During the afternoon of 8th February 1942 this aircraft was being ferried to Kirkbride airfield near Carlisle from possibly Ratcliffe airfield or Sherburn in Elmet airfield using the Stainmore gap to cross the Pennine chain of hills. At around 14.30hrs the aircraft was flying through bad weather over the Pennines when it struck high ground and the pilot was killed in the accident. The precise location of where this occurred is not yet known (by me), one location given is "Buckles Heath, South Stainmore" as is "six miles East of Brough". Nothing more about the incident is currently known. It crashed outside of the old North Riding of Yorkshire border but I have included it in this list of high ground incidents in the Pennine chain of hills.
ATA Pilot - 1st Officer William Johnston Elliott ATA (M.343), aged 24, of Chambersburg, Franklin County, Pennsylvania, USA. Buried Altrincham Cemetery, Cheshire.
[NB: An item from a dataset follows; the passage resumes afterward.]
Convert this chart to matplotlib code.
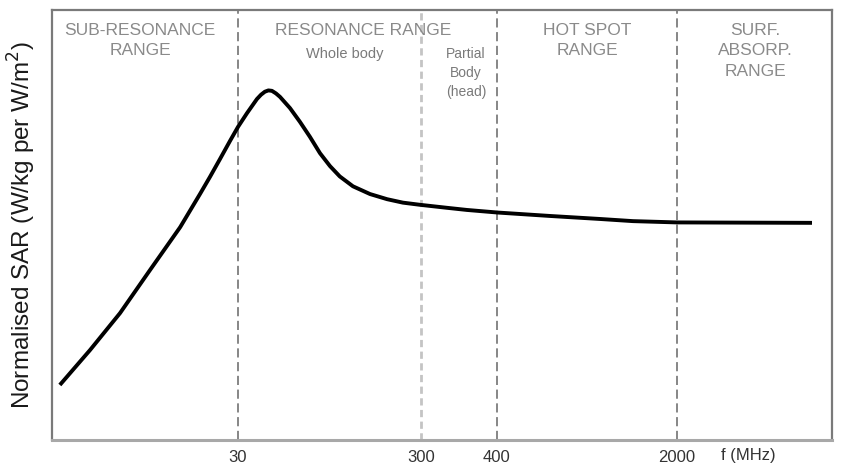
import numpy as np
import matplotlib
matplotlib.use("Agg")
import matplotlib.pyplot as plt
from matplotlib.scale import FuncScale

# ---- data (frequency in MHz, SAR in arbitrary normalised units) ----
freq_mhz = [3.19, 4.66, 6.80, 9.91, 14.5, 18.6, 21.1, 23.9, 27.1, 30.0, 33.6, 38.1,
            40.1, 42.1, 44.0, 46.0, 48.4, 50.9, 57.7, 65.4, 74.2, 84.2, 95.5, 108,
            127.5, 158, 196, 239, 296, 331, 357, 402, 643, 1005, 1350, 2000, 6690]
sar_norm = [12.8, 20.9, 29.5, 39.5, 49.5, 57.2, 61.2, 65.3, 69.5, 72.8, 76.0, 79.3,
            80.3, 81.0, 81.3, 81.2, 80.6, 79.8, 77.2, 74.0, 70.5, 66.7, 63.7, 61.3,
            59.0, 57.2, 56.0, 55.2, 54.7, 54.0, 53.5, 52.9, 52.1, 51.4, 50.9, 50.6, 50.5]

tick_freqs = [30, 300, 400, 2000]
tick_labels = ["30", "300", "400", "2000"]
boundary_freqs = [30, 300, 400, 2000]
boundary_light = [False, True, False, False]

range_labels = ["SUB-RESONANCE\nRANGE", "RESONANCE RANGE", "HOT SPOT\nRANGE",
                "SURF.\nABSORP.\nRANGE"]
range_label_freqs = [8.74, 145, 895, 4018]
sub_labels = ["Whole body", "Partial\nBody\n(head)"]
sub_label_freqs = [115, 356]

# ---- schematic (piecewise-logarithmic) frequency axis ----
anchor_log = np.log10([1, 30, 300, 400, 2000, 1e5])
anchor_pos = np.array([-32.3, 238, 421, 497, 677, 1114.5])

def fwd(f):
    f = np.asarray(f, dtype=float)
    lf = np.log10(np.clip(f, 1e-9, None))
    return np.interp(lf, anchor_log, anchor_pos)

def inv(p):
    p = np.asarray(p, dtype=float)
    return 10 ** np.interp(p, anchor_pos, anchor_log)

plt.rcParams["font.family"] = ["Liberation Sans", "DejaVu Sans"]

fig = plt.figure(figsize=(8.44, 4.66), dpi=100)
ax = fig.add_axes([52 / 844, 26 / 466, 780 / 844, 430 / 466])
ax.set_xscale(FuncScale(ax.xaxis, (fwd, inv)))
ax.set_xlim(2.89, 8000)
ax.set_ylim(0, 100)

# range boundaries
for f, light in zip(boundary_freqs, boundary_light):
    if light:
        ax.axvline(f, color="#c4c4c4", lw=2.0, dashes=(2.6, 1.6), zorder=1)
    else:
        ax.axvline(f, color="#666666", lw=1.1, dashes=(6, 3), zorder=1)

# SAR curve
ax.plot(freq_mhz, sar_norm, color="black", lw=2.8, solid_capstyle="butt",
        solid_joinstyle="round", zorder=3)

# range texts
for lab, f in zip(range_labels, range_label_freqs):
    ax.text(f, 97.0, lab, ha="center", va="top", fontsize=12.5, color="#8a8a8a",
            linespacing=1.45)
ax.text(sub_label_freqs[0], 91.4, sub_labels[0], ha="center", va="top",
        fontsize=10.5, color="#7a7a7a")
ax.text(sub_label_freqs[1], 91.4, sub_labels[1], ha="center", va="top",
        fontsize=10, color="#7a7a7a", linespacing=1.45)

# axes styling
for side in ["left", "top", "right"]:
    ax.spines[side].set_color("#7a7a7a")
    ax.spines[side].set_linewidth(1.6)
ax.spines["bottom"].set_color("#a8a8a8")
ax.spines["bottom"].set_linewidth(2.2)

ax.set_yticks([])
ax.set_xticks(tick_freqs)
ax.set_xticklabels(tick_labels, fontsize=12, color="#333333")
ax.xaxis.set_minor_locator(matplotlib.ticker.NullLocator())
ax.tick_params(axis="x", length=0, pad=7)

ax.text(3773, -3.5, "f (MHz)", ha="center", va="center", fontsize=12, color="#333333")

ax.set_ylabel("Normalised SAR (W/kg per W/m$^2$)", fontsize=17.5, color="#1a1a1a",
              labelpad=10)

fig.savefig("out.png", dpi=100)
William Elliott the son of Gernard Leslie and Louise Johnston Elliott, he was born on 18th April 1917 in Chambersburg, Franklin County, Pennsylvania, USA. As a boy he attended Chambersburg High School but from a young age it would appear that he wanted to fly. After leaving school learnt to fly at the local airfield at Chambersburg; Sunset Airways and would receive his private, commercial and instructor's licenses well before the outbreak of the Second World War. He would find work as a flying instructor at Chambersburg, and at the Congressional Airport in Rockville, Maryland. He enlisted for service as a pilot with the British Military around the end of 1940 with another Chambersburg pilot, Raymond Hoover, and they sailed from New Brunswick on 1st March 1941 and arrived in Liverpool on 18th March 1941. After training in the UK he served as a ATA pilot but was to have been discharges from the auxiliary service later in February 1942 and return to the USA possibly as he had re-enlisted for RCAF service. The USA were not in the War by this stage and a number of young American men joined the RCAF to serve as aircrew overseas.